* [Problem description] What number of lines in the material contain the word "code"? Give that number alone.

* [Exercise material]
"""

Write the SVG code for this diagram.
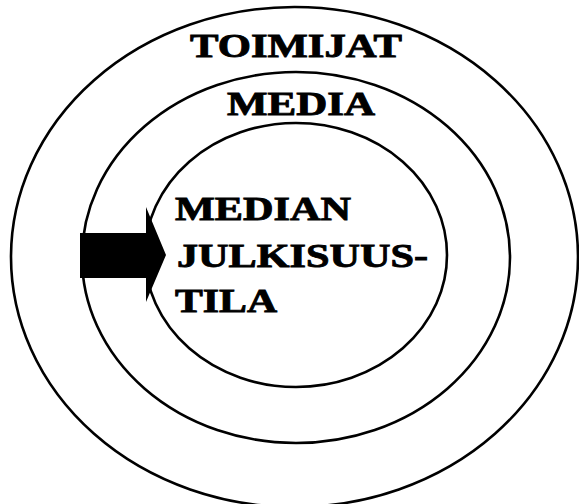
<svg xmlns="http://www.w3.org/2000/svg" width="579" height="504" viewBox="0 0 579 504">
<style>
.ring{fill:none;stroke:#000;stroke-width:2.6}
.lbl{font-family:"Liberation Serif","Times New Roman",serif;font-weight:bold;font-size:34px;fill:#000;stroke:#000;stroke-width:0.9}
</style>
<rect width="579" height="504" fill="#fff"/>
<g id="toimijat">
<ellipse class="ring" cx="294.5" cy="257" rx="283.5" ry="250"/>
<text class="lbl" x="190" y="57" textLength="212" lengthAdjust="spacingAndGlyphs">TOIMIJAT</text>
</g>
<g id="media">
<ellipse class="ring" cx="296" cy="257.5" rx="214" ry="185.5"/>
<text class="lbl" x="227" y="115" textLength="148" lengthAdjust="spacingAndGlyphs">MEDIA</text>
</g>
<g id="median-julkisuustila">
<ellipse class="ring" cx="296" cy="255" rx="151" ry="132"/>
<text class="lbl" x="175" y="220" textLength="176" lengthAdjust="spacingAndGlyphs">MEDIAN</text>
<text class="lbl" x="177" y="267" textLength="251" lengthAdjust="spacingAndGlyphs">JULKISUUS-</text>
<text class="lbl" x="175" y="312" textLength="102" lengthAdjust="spacingAndGlyphs">TILA</text>
</g>
<g id="connectors">
<path d="M80 233 H146 V207 L166 255 L146 302 V278 H80 Z" fill="#000"/>
</g>
</svg>
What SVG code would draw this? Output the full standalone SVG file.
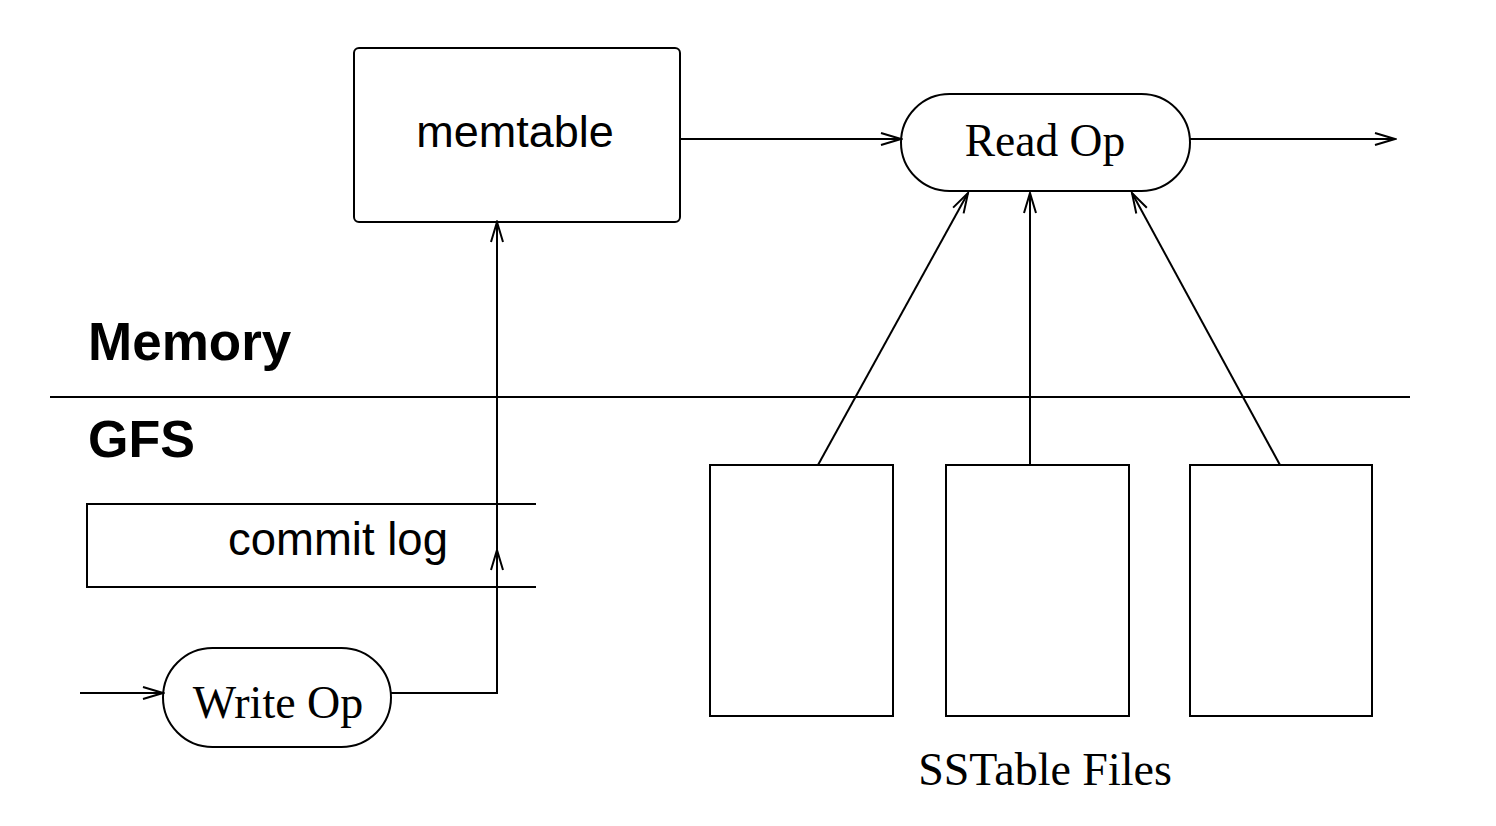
<svg xmlns="http://www.w3.org/2000/svg" width="1496" height="826" viewBox="0 0 1496 826">
<style>
.s{fill:none;stroke:#000;stroke-width:2}
.sans{font-family:"Liberation Sans",Arial,sans-serif;fill:#000}
.serif{font-family:"Liberation Serif","Times New Roman",serif;fill:#000}
</style>
<defs>
<marker id="ah" markerWidth="24" markerHeight="16" refX="22" refY="8" orient="auto" markerUnits="userSpaceOnUse">
<path d="M2,2 L22,8 L2,14" fill="none" stroke="#000" stroke-width="2"/>
</marker>
</defs>
<rect width="1496" height="826" fill="#fff"/>
<g id="memtable"><rect class="s" x="354" y="48" width="326" height="174" rx="5"/><text class="sans" x="515" y="147" font-size="45" text-anchor="middle">memtable</text></g>
<g id="readop"><rect class="s" x="901" y="94" width="289" height="97" rx="48.5"/><text class="serif" x="1045" y="156" font-size="45.5" text-anchor="middle">Read Op</text></g>
<g id="memory-label"><text class="sans" x="88" y="360" font-size="53" font-weight="bold">Memory</text></g>
<g id="gfs-label"><text class="sans" x="88" y="457" font-size="52" font-weight="bold">GFS</text></g>
<g id="divider"><line class="s" x1="50" y1="397" x2="1410" y2="397"/></g>
<g id="commitlog"><path class="s" d="M536,504 H87 V587 H536"/><text class="sans" x="228" y="555" font-size="45.5">commit log</text></g>
<g id="writeop"><rect class="s" x="163" y="648" width="228" height="99" rx="49.5"/><text class="serif" x="278" y="718" font-size="46" text-anchor="middle">Write Op</text></g>
<g id="sstables">
<rect class="s" x="710" y="465" width="183" height="251"/>
<rect class="s" x="946" y="465" width="183" height="251"/>
<rect class="s" x="1190" y="465" width="182" height="251"/>
<text class="serif" x="1045" y="785" font-size="46" text-anchor="middle">SSTable Files</text>
</g>
<g id="connectors">
<line class="s" x1="680" y1="139" x2="901" y2="139" marker-end="url(#ah)"/>
<line class="s" x1="1190" y1="139" x2="1395" y2="139" marker-end="url(#ah)"/>
<line class="s" x1="80" y1="693" x2="163" y2="693" marker-end="url(#ah)"/>
<path class="s" d="M391,693 H497 V550" marker-end="url(#ah)"/>
<line class="s" x1="497" y1="550" x2="497" y2="222" marker-end="url(#ah)"/>
<line class="s" x1="818" y1="465" x2="968" y2="193" marker-end="url(#ah)"/>
<line class="s" x1="1030" y1="465" x2="1030" y2="193" marker-end="url(#ah)"/>
<line class="s" x1="1280" y1="465" x2="1132" y2="193" marker-end="url(#ah)"/>
</g>
</svg>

"""

* [Solved problem] 2